Formerly performing under the aliases INHUMAN and Static:Reset before consolidating under the Code: Pandorum name, Selka’s evolution as a live performer mirrors his artistic progression: from early deathstep experiments to the refined, horror-inflected soundscapes of his recent work. His 2024 material from La Fin Absolue Du Monde adds fresh weight to his sets, giving audiences new extremes alongside his established catalog.
Why They Matter
Sven Selka holds a specific, documented place in electronic music history: he is credited as one of the pioneers of “deathstep,” a subgenre that fuses the structural framework of dubstep with the aggression and thematic elements of death metal. His work directly shaped how producers approached extreme bass music, particularly through the integration of orchestral composition into tracks built around sub-bass and half-time rhythms. Before Selka, the intersection of classical arrangement and bass music existed, but few producers committed to it with the consistency and single-mindedness that defined his output from 2014 onward.
Impact on dubstep
The consistency of that output underscores his significance. Across five full-length albums and three EPs released between 2014 and 2024, Selka maintained a clear artistic vision rooted in horror aesthetics, cinematic references, and unrelenting sonic intensity. His choice of titles alone reveals a coherent creative identity: references to Lovecraft, Cronenberg, religious imagery, and apocalyptic concepts form a unified body of work rather than a scattered collection of releases chasing trends.

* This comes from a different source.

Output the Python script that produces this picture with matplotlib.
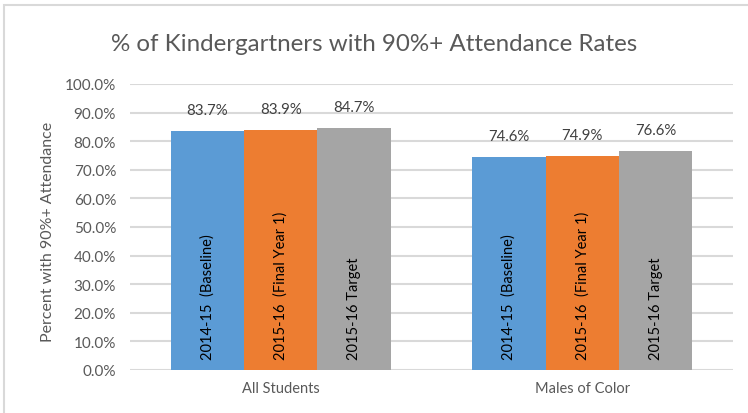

Beyond his solo production, co-founding Crowsnest Audio gave Selka an institutional role in the scene, providing a platform for like-minded dubstep artists working in similar sonic territory. His influence operates on two levels: as a producer who expanded the vocabulary of dubstep through orchestral and death metal elements, and as a label head who helped sustain and promote the community around that sound. Few artists in extreme bass music can claim both distinctions with a decade of documented releases supporting them.